Tess sentía el pálpito de su corazón en los oídos. De pronto se avergonzó de asustarse tan fácilmente. Aquella paranoia era un vestigio de su vida anterior. Sonrió a Delores y, apoyándose en el quicio de la puerta, aguardó a que su pulso recuperara su ritmo normal.
– Estoy bien. Pensaba que se había ido todo el mundo. ¿Qué haces aquí todavía? ¿No ibas a cenar con los Greeley?
Delores apretó unos botones y la máquina pareció cobrar vida con un suave zumbido casi reconfortante. Luego miró a Tess con los brazos enjarras.
– Cambiaron la cita, así que estoy adelantando un poco de papeleo. Y, por favor, no se lo digas aVerna. Se pondrá furiosa si descubre que he estado enredando con su criaturita -como a propósito, la máquina empezó a pitar-. ¡Santo Dios! ¿Y ahora qué he hecho? -Delores se giró y comenzó a apretar los botones.

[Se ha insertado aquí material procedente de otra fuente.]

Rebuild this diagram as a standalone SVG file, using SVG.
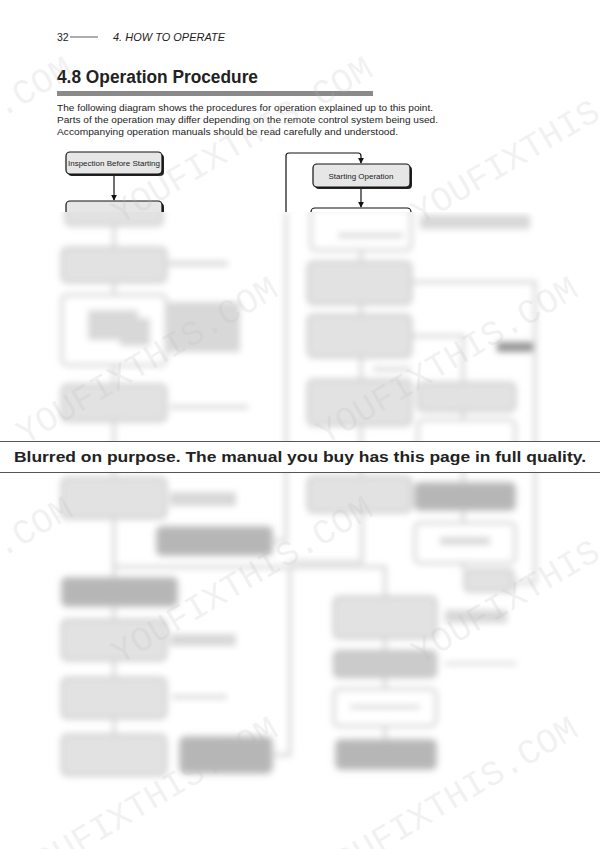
<svg xmlns="http://www.w3.org/2000/svg" width="600" height="849" viewBox="0 0 600 849">
<defs>
<style>
.hd{font-family:"Liberation Sans",Arial,sans-serif;fill:#222}
.nt{font-family:"Liberation Sans",Arial,sans-serif;font-size:8px;fill:#222;text-anchor:middle}
.box{fill:#e6e6e6;stroke:#111;stroke-width:1.2}
.wbox{fill:#fff;stroke:#111;stroke-width:1.2}
.sh{fill:#222}
.cn{fill:none;stroke:#111;stroke-width:1.2}
.bl{fill:#e2e2e2;stroke:#d0d0d0;stroke-width:3}
.bw{fill:#fff;stroke:#d2d2d2;stroke-width:3}
.bd{fill:#b6b6b6;stroke:#cacaca;stroke-width:3}
.bc{fill:none;stroke:#d2d2d2;stroke-width:3}
.sm{fill:#d8d8d8}
.wm{font-family:"Liberation Mono","DejaVu Sans Mono",monospace;font-size:35px;fill:#b8b8b8;fill-opacity:0.2}
</style>
<marker id="ah" viewBox="0 0 8 8" refX="7" refY="4" markerWidth="6" markerHeight="6" orient="auto" markerUnits="userSpaceOnUse">
<path d="M0,0 L8,4 L0,8 z" fill="#111"/>
</marker>
<filter id="blur" x="-10%" y="-10%" width="120%" height="120%">
<feGaussianBlur stdDeviation="3"/>
</filter>
<clipPath id="topclip"><rect x="0" y="0" width="600" height="212"/></clipPath>
<clipPath id="botclip"><rect x="0" y="212" width="600" height="637"/></clipPath>
</defs>
<rect width="600" height="849" fill="#fff"/>

<g id="header">
<text class="hd" x="57" y="41" font-size="10.5">32</text>
<line x1="70" y1="37" x2="98" y2="37" stroke="#333" stroke-width="0.8"/>
<text class="hd" x="113" y="41" font-size="11" font-style="italic" textLength="112" lengthAdjust="spacingAndGlyphs">4. HOW TO OPERATE</text>
<text class="hd" x="57" y="83" font-size="17.5" font-weight="bold" textLength="201" lengthAdjust="spacingAndGlyphs" fill="#111">4.8  Operation Procedure</text>
<rect x="57" y="91" width="316" height="5" fill="#8a8a8a"/>
<text class="hd" x="57" y="110.5" font-size="9.5" textLength="376" lengthAdjust="spacingAndGlyphs">The following diagram shows the procedures for operation explained up to this point.</text>
<text class="hd" x="57" y="122.8" font-size="9.5" textLength="381" lengthAdjust="spacingAndGlyphs">Parts of the operation may differ depending on the remote control system being used.</text>
<text class="hd" x="57" y="135" font-size="9.5" textLength="341" lengthAdjust="spacingAndGlyphs">Accompanying operation manuals should be read carefully and understood.</text>
</g>

<g id="sharp" clip-path="url(#topclip)">
<g id="connectors">
<line class="cn" x1="114" y1="175" x2="114" y2="200" marker-end="url(#ah)"/>
<path class="cn" d="M286,214 V156 Q286,153 289,153 H358 Q361,153 361,156 V163" marker-end="url(#ah)"/>
<line class="cn" x1="361" y1="188" x2="361" y2="207" marker-end="url(#ah)"/>
</g>
<g id="n-inspection">
<rect class="sh" x="68" y="154" width="96" height="22" rx="4"/>
<rect class="box" x="66" y="152" width="96" height="22" rx="4"/>
<text class="nt" x="114" y="166" textLength="92" lengthAdjust="spacingAndGlyphs">Inspection Before Starting</text>
</g>
<g id="n-engine">
<rect class="sh" x="68" y="203" width="96" height="24" rx="4"/>
<rect class="box" x="66" y="201" width="96" height="24" rx="4"/>
<text class="nt" x="114" y="217" fill-opacity="0.6">Starting the Engine</text>
</g>
<g id="n-starting-operation">
<rect class="sh" x="315" y="166" width="97" height="23" rx="4"/>
<rect class="box" x="313" y="164" width="97" height="23" rx="4"/>
<text class="nt" x="361" y="179">Starting Operation</text>
</g>
<g id="n-right1">
<rect class="wbox" x="311" y="208" width="100" height="42" rx="4"/>
</g>
</g>

<g id="blurred" clip-path="url(#botclip)">
<g filter="url(#blur)">
<g id="blur-connectors">
<path class="bc" d="M114,225 V248 M114,282 V295 M114,365 V385 M114,421 V478 M114,518 V567 H290 M114,567 V578 M114,606 V620 M114,660 V678 M114,718 V735"/>
<path class="bc" d="M286,212 V541 H272"/>
<path class="bc" d="M290,567 V755 H272 M290,567 H385 V596 M362,512 V562 H290"/>
<path class="bc" d="M361,250 V262 M361,304 V315 M361,357 V380 M361,425 V477"/>
<path class="bc" d="M411,282 H535 V583 H513 M411,336 H463 V383 M463,411 V420 M463,455 V483 M463,510 V523 M463,563 V570"/>
<path class="bc" d="M385,638 V650 M385,677 V690 M385,727 V740"/>
</g>
<g id="b-l2"><rect class="bl" x="66" y="201" width="96" height="24" rx="4"/></g>
<g id="b-l3"><rect class="bl" x="62" y="248" width="104" height="34" rx="5"/><rect class="sm" x="168" y="261" width="60" height="5"/></g>
<g id="b-l4"><rect class="bw" x="62" y="295" width="104" height="70" rx="5"/><rect class="sm" x="88" y="310" width="50" height="30"/><rect class="sm" x="120" y="318" width="30" height="28"/><rect class="sm" x="168" y="302" width="72" height="50"/></g>
<g id="b-l5"><rect class="bl" x="62" y="385" width="104" height="36" rx="5"/><rect class="sm" x="170" y="405" width="78" height="4"/></g>
<g id="b-l6"><rect class="bl" x="62" y="478" width="104" height="40" rx="5"/><rect class="sm" x="170" y="492" width="66" height="14"/></g>
<g id="b-d1"><rect class="bd" x="157" y="527" width="115" height="28" rx="5"/></g>
<g id="b-d2"><rect class="bd" x="62" y="578" width="115" height="28" rx="5"/></g>
<g id="b-l7"><rect class="bl" x="62" y="620" width="104" height="40" rx="5"/><rect class="sm" x="170" y="634" width="66" height="12"/></g>
<g id="b-l8"><rect class="bl" x="62" y="678" width="104" height="40" rx="5"/><rect class="sm" x="172" y="695" width="55" height="4"/></g>
<g id="b-l9"><rect class="bl" x="62" y="735" width="104" height="40" rx="5"/></g>
<g id="b-d3"><rect class="bd" x="180" y="737" width="92" height="36" rx="6"/></g>
<g id="b-r1"><rect class="bw" x="311" y="208" width="100" height="42" rx="4"/><rect class="sm" x="338" y="233" width="65" height="5"/><rect class="sm" x="420" y="215" width="110" height="14"/></g>
<g id="b-r2"><rect class="bl" x="308" y="262" width="103" height="42" rx="5"/></g>
<g id="b-r3"><rect class="bl" x="308" y="315" width="103" height="42" rx="5"/><rect class="sm" x="373" y="367" width="38" height="4"/></g>
<g id="b-dk"><rect x="497" y="342" width="36" height="10" fill="#999"/></g>
<g id="b-r4"><rect class="bl" x="308" y="380" width="103" height="45" rx="5"/></g>
<g id="b-r4b"><rect class="bl" x="418" y="383" width="97" height="28" rx="5"/></g>
<g id="b-r4c"><rect class="bw" x="418" y="420" width="97" height="35" rx="5"/></g>
<g id="b-r5"><rect class="bl" x="308" y="477" width="103" height="35" rx="5"/></g>
<g id="b-r5b"><rect class="bd" x="415" y="483" width="100" height="27" rx="5"/></g>
<g id="b-r5c"><rect class="bw" x="415" y="523" width="100" height="40" rx="5"/><rect class="sm" x="440" y="537" width="50" height="8"/></g>
<g id="b-r5d"><rect class="bl" x="465" y="570" width="48" height="21" rx="4"/></g>
<g id="b-r6"><rect class="bl" x="334" y="597" width="102" height="41" rx="5"/><rect class="sm" x="445" y="610" width="62" height="13"/></g>
<g id="b-r7"><rect x="334" y="651" width="102" height="26" rx="5" fill="#cbcbcb" stroke="#cbcbcb" stroke-width="3"/><rect class="sm" x="445" y="662" width="72" height="3"/></g>
<g id="b-r8"><rect class="bw" x="334" y="689" width="102" height="37" rx="5"/><rect class="sm" x="350" y="705" width="70" height="4"/></g>
<g id="b-r9"><rect class="bd" x="336" y="740" width="100" height="29" rx="5"/></g>
</g>
</g>

<g id="watermarks">
<text class="wm" transform="translate(-180,225) rotate(-30.5)" textLength="296">YOUFIXTHIS.COM</text>
<text class="wm" transform="translate(120,225) rotate(-30.5)" textLength="296">YOUFIXTHIS.COM</text>
<text class="wm" transform="translate(420,225) rotate(-30.5)" textLength="296">YOUFIXTHIS.COM</text>
<text class="wm" transform="translate(25,445) rotate(-30.5)" textLength="296">YOUFIXTHIS.COM</text>
<text class="wm" transform="translate(325,445) rotate(-30.5)" textLength="296">YOUFIXTHIS.COM</text>
<text class="wm" transform="translate(-180,665) rotate(-30.5)" textLength="296">YOUFIXTHIS.COM</text>
<text class="wm" transform="translate(120,665) rotate(-30.5)" textLength="296">YOUFIXTHIS.COM</text>
<text class="wm" transform="translate(420,665) rotate(-30.5)" textLength="296">YOUFIXTHIS.COM</text>
<text class="wm" transform="translate(25,885) rotate(-30.5)" textLength="296">YOUFIXTHIS.COM</text>
<text class="wm" transform="translate(325,885) rotate(-30.5)" textLength="296">YOUFIXTHIS.COM</text>
</g>

<g id="banner">
<rect x="0" y="441" width="600" height="31" fill="#fff"/>
<line x1="0" y1="441.5" x2="600" y2="441.5" stroke="#555" stroke-width="1"/>
<line x1="0" y1="472.5" x2="600" y2="472.5" stroke="#555" stroke-width="1"/>
<text x="300" y="462" text-anchor="middle" font-family="'Liberation Sans',Arial,sans-serif" font-weight="bold" font-size="15.5" fill="#222" textLength="572" lengthAdjust="spacingAndGlyphs">Blurred on purpose. The manual you buy has this page in full quality.</text>
</g>
</svg>
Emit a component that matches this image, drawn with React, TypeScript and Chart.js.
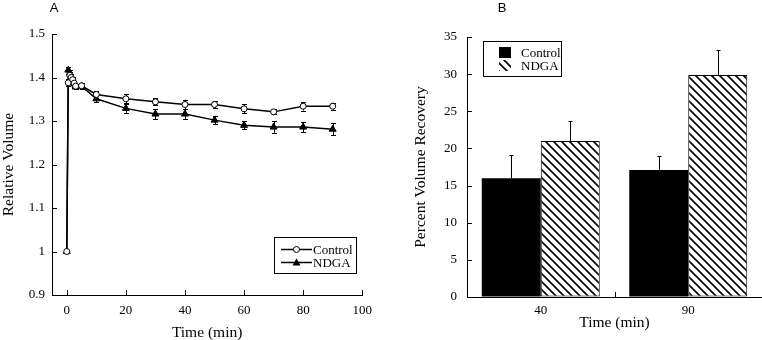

Tess se echó a reír. Lo cierto era que Delores era la propietaria de la máquina, así como de cada silla y hasta de los clips del papel. Había fundado Heston Inmobiliaria casi diez años antes y había logrado hacerse un nombre en Newburgh Heights y sus alrededores. Lo cual era todo un logro para una mujer negra que había crecido en la pobreza. Tess admiraba a su jefa, quien, a las seis de la tarde, tras un arduo día de trabajo, seguía teniendo un aspecto impecable con su traje violeta oscuro hecho a mano. Llevaba el cabello sedoso y negro recogido en un moño compacto, sin un solo pelo fuera de su sitio. El único signo de que había acabado su jornada laboral eran sus pies descalzos, enfundados en medias.
El traje de Tess, en cambio, estaba arrugado debido a las largas horas que había pasado sentada. La humedad le había ensortijado el pelo abundante y ondulado, y algunos mechones escapaban de la pinza que usaba para recogérselo hacia atrás. Era quizá la única mujer en el mundo que, teniendo el pelo rubio, se lo teñía de un marrón indistinto para revestirse de credibilidad y evitar acercamientos sexuales. Hasta las gafas que llevaba colgadas de un cordón alrededor del cuello eran un simple aditamento. Tess usaba lentillas, pero ¿acaso no parecían siempre más inteligentes las mujeres jóvenes y atractivas si llevaban gafas?